Lahore (Web Desk): Pakistan Oilfields’ (POL) profit increased 15.38% to Rs 2.64 billion in the quarter that ended 30 September 2017. Compared to the same period in 2016, POL registered profits of Rs. 2.29 billion last year, according to a bourse filing on Thursday.
The media sources reported, earning per share increased to Rs 11.14 as compared to Rs 9.64 in the same period last year.
POL’s net sales were up by 26% YoY (year over year) in Q1 FY18 because of the higher Arab light oil prices. It also registered a growth of +17% YoY and 13% growth in hydrocarbon production. The results were thought to be in line with market expectations. Net sales grew 26% to Rs 7.24 billion, from Rs 5.72 billion year-on-year.
It’s oil volume improved by around 9% YoY to 6.7K barrels per day. Oil improved mainly due to production addition from MardanKhel field where POL owns 28% stake. Mardankhel contributed around 13% this quarter.
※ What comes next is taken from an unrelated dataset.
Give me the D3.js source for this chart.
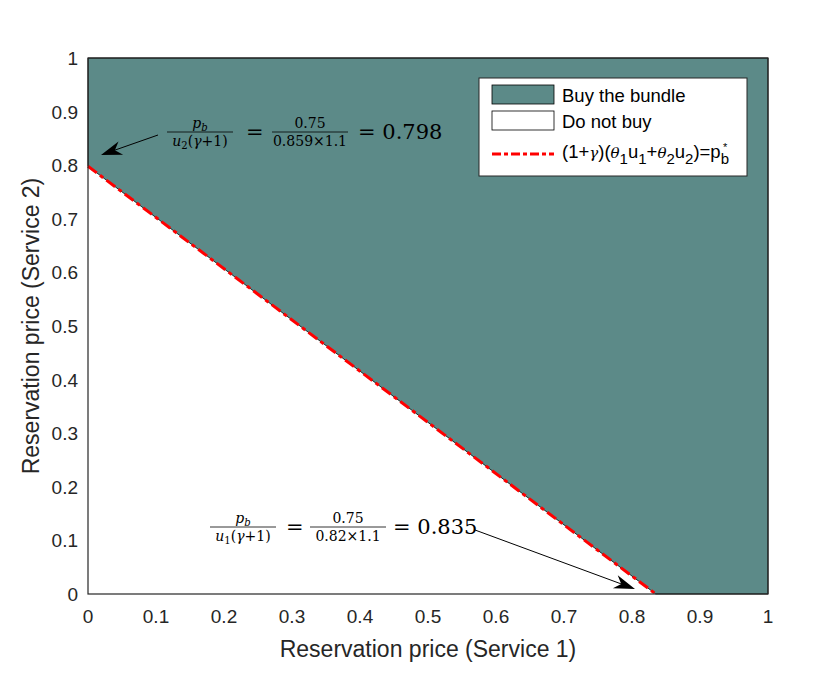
<!DOCTYPE html>
<html>
<head>
<meta charset="utf-8">
<script src="https://cdn.jsdelivr.net/npm/d3@7"></script>
<style>
  body { margin: 0; background: #fff; }
  svg { display: block; }
  .tick-label { font-family: "Liberation Sans", Arial, sans-serif; font-size: 19px; fill: #262626; }
  .axis-title { font-family: "Liberation Sans", Arial, sans-serif; font-size: 23px; fill: #262626; }
  .legend-text { font-family: "Liberation Sans", Arial, sans-serif; font-size: 18.5px; fill: #000; }
  .math { font-family: "DejaVu Serif", serif; fill: #000; }
</style>
</head>
<body>
<svg id="chart" width="825" height="675"></svg>
<script>
// Axis ticks
const xTicks = [0, 0.1, 0.2, 0.3, 0.4, 0.5, 0.6, 0.7, 0.8, 0.9, 1];
const yTicks = [0, 0.1, 0.2, 0.3, 0.4, 0.5, 0.6, 0.7, 0.8, 0.9, 1];
const tickLabels = ['0', '0.1', '0.2', '0.3', '0.4', '0.5', '0.6', '0.7', '0.8', '0.9', '1'];

// Decision boundary (1+gamma)(theta1 u1 + theta2 u2) = pb*
const boundaryX = [0, 0.835];
const boundaryY = [0.798, 0];

// Legend entries
const legendLabels = ['Buy the bundle', 'Do not buy'];

const svg = d3.select('#chart');
const margin = { left: 88, right: 57, top: 58, bottom: 81 };
const width = 825, height = 675;

const x = d3.scaleLinear().domain([0, 1]).range([margin.left, width - margin.right]);
const y = d3.scaleLinear().domain([0, 1]).range([height - margin.bottom, margin.top]);

const teal = '#5c8a88';

// "Buy" region: everything above the boundary
const region = [
    [boundaryX[0], boundaryY[0]],
    [0, 1], [1, 1], [1, 0],
    [boundaryX[1], boundaryY[1]]
];
svg.append('path')
    .attr('d', d3.line().x(d => x(d[0])).y(d => y(d[1]))(region) + 'Z')
    .attr('fill', teal)
    .attr('stroke', '#000')
    .attr('stroke-width', 0.8);

// boundary line (red dash-dot)
svg.append('path')
    .attr('d', d3.line().x(d => x(d[0])).y(d => y(d[1]))(boundaryX.map((v, i) => [v, boundaryY[i]])))
    .attr('fill', 'none')
    .attr('stroke', '#ff0000')
    .attr('stroke-width', 3)
    .attr('stroke-dasharray', '11,4,4,4');

// axes box
svg.append('rect')
    .attr('x', x(0)).attr('y', y(1))
    .attr('width', x(1) - x(0)).attr('height', y(0) - y(1))
    .attr('fill', 'none').attr('stroke', '#262626').attr('stroke-width', 1.2);

// tick labels
svg.append('g').selectAll('text')
    .data(xTicks)
    .join('text')
    .attr('class', 'tick-label')
    .attr('x', d => x(d))
    .attr('y', y(0) + 29)
    .attr('text-anchor', 'middle')
    .text((d, i) => tickLabels[i]);

svg.append('g').selectAll('text')
    .data(yTicks)
    .join('text')
    .attr('class', 'tick-label')
    .attr('x', x(0) - 10)
    .attr('y', d => y(d) + 7)
    .attr('text-anchor', 'end')
    .text((d, i) => tickLabels[i]);

// axis titles
svg.append('text')
    .attr('class', 'axis-title')
    .attr('x', (x(0) + x(1)) / 2)
    .attr('y', 657)
    .attr('text-anchor', 'middle')
    .text('Reservation price (Service 1)');

svg.append('text')
    .attr('class', 'axis-title')
    .attr('transform', `translate(39,${(y(0) + y(1)) / 2}) rotate(-90)`)
    .attr('text-anchor', 'middle')
    .text('Reservation price (Service 2)');

// legend
const lg = svg.append('g');
lg.append('rect')
    .attr('x', 479).attr('y', 78).attr('width', 268).attr('height', 98)
    .attr('fill', '#fff').attr('stroke', '#262626').attr('stroke-width', 1);

legendLabels.forEach((lab, i) => {
    const yy = 85 + i * 26;
    lg.append('rect')
        .attr('x', 492).attr('y', yy).attr('width', 62).attr('height', 19)
        .attr('fill', i === 0 ? teal : '#fff')
        .attr('stroke', '#000').attr('stroke-width', 0.8);
    lg.append('text')
        .attr('class', 'legend-text')
        .attr('x', 562).attr('y', yy + 17)
        .text(lab);
});

lg.append('line')
    .attr('x1', 492).attr('x2', 554).attr('y1', 154).attr('y2', 154)
    .attr('stroke', '#ff0000').attr('stroke-width', 3)
    .attr('stroke-dasharray', '9,3,4,3');

const lt = lg.append('text').attr('class', 'legend-text').attr('x', 562).attr('y', 158);
const sub = (t) => { lt.append('tspan').attr('dy', 6).attr('font-size', 15).text(t); };
const up = (t) => { lt.append('tspan').attr('dy', -6).text(t); };
lt.append('tspan').text('(1+');
lt.append('tspan').attr('font-family', 'DejaVu Serif, serif').attr('font-style', 'italic').attr('font-size', 15).text('γ');
lt.append('tspan').text(')(');
lt.append('tspan').attr('font-family', 'DejaVu Serif, serif').attr('font-style', 'italic').attr('font-size', 15).text('θ');
sub('1'); up('u'); sub('1'); up('+');
lt.append('tspan').attr('font-family', 'DejaVu Serif, serif').attr('font-style', 'italic').attr('font-size', 15).text('θ');
sub('2'); up('u'); sub('2'); up(')=p');
sub('b');
// superscript star stacked over the subscript b
lt.append('tspan').attr('dx', -6).attr('dy', -13).attr('font-size', 11).text('*');

// math annotations
function fraction(g, cx, barY, numParts, denParts, size, barW) {
    const num = g.append('text').attr('class', 'math').attr('x', cx).attr('y', barY - 4)
        .attr('text-anchor', 'middle').attr('font-size', size);
    numParts.forEach(p => num.append('tspan').attr('font-style', p.it ? 'italic' : 'normal')
        .attr('font-size', p.sub ? size * 0.72 : size).attr('dy', p.dy || 0).text(p.t));
    g.append('line').attr('x1', cx - barW / 2).attr('x2', cx + barW / 2)
        .attr('y1', barY).attr('y2', barY).attr('stroke', '#000').attr('stroke-width', 0.8);
    const den = g.append('text').attr('class', 'math').attr('x', cx).attr('y', barY + 14)
        .attr('text-anchor', 'middle').attr('font-size', size);
    denParts.forEach(p => den.append('tspan').attr('font-style', p.it ? 'italic' : 'normal')
        .attr('font-size', p.sub ? size * 0.72 : size).attr('dy', p.dy || 0).text(p.t));
}

function annotation(pos, barY, uSub, denNum, result) {
    const g = svg.append('g');
    fraction(g, pos[0], barY,
        [{ t: 'p', it: true }, { t: 'b', it: true, sub: true, dy: 3 }],
        [{ t: 'u', it: true }, { t: uSub, sub: true, dy: 3 }, { t: '(', dy: -3 }, { t: 'γ', it: true }, { t: '+1)' }],
        14, 66);
    g.append('text').attr('class', 'math').attr('x', pos[1]).attr('y', barY + 7)
        .attr('font-size', 21).text('=');
    fraction(g, pos[2], barY,
        [{ t: '0.75' }],
        [{ t: denNum + '×1.1' }],
        14, 76);
    g.append('text').attr('class', 'math').attr('x', pos[3]).attr('y', barY + 7)
        .attr('font-size', 21).text('= ' + result);
}

annotation([200, 246, 310, 358], 132, '2', '0.859', '0.798');
annotation([243, 286, 348, 393], 527, '1', '0.82', '0.835');

// arrows
function arrow(x1, y1, x2, y2) {
    const g = svg.append('g');
    const ang = Math.atan2(y2 - y1, x2 - x1);
    const L = 21, W = 7;
    const bx = x2 - L * Math.cos(ang), by = y2 - L * Math.sin(ang);
    const mx = x2 - L * 0.7 * Math.cos(ang), my = y2 - L * 0.7 * Math.sin(ang);
    g.append('line').attr('x1', x1).attr('y1', y1).attr('x2', mx).attr('y2', my)
        .attr('stroke', '#000').attr('stroke-width', 1);
    const px = -Math.sin(ang) * W, py = Math.cos(ang) * W;
    g.append('path')
        .attr('d', `M${x2},${y2} L${bx + px},${by + py} L${mx},${my} L${bx - px},${by - py} Z`)
        .attr('fill', '#000');
}
arrow(158, 135, 101, 155);
arrow(475, 530, 635, 589);
</script>
</body>
</html>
The oil field was also a major contributor to POL’s total gas production during the outgoing quarter which grew by 14% YoY.
POL booked an impairment loss on its associates (National Refinery and Attock Petroleum) in Q1 FY18 which led to 82% YoY decline in associates’ profit.
Pre tax earnings of the company increased by 30%. POL’s script closed at Rs 588.13 at the bourse on Friday.
The results were in line with expectations of the market.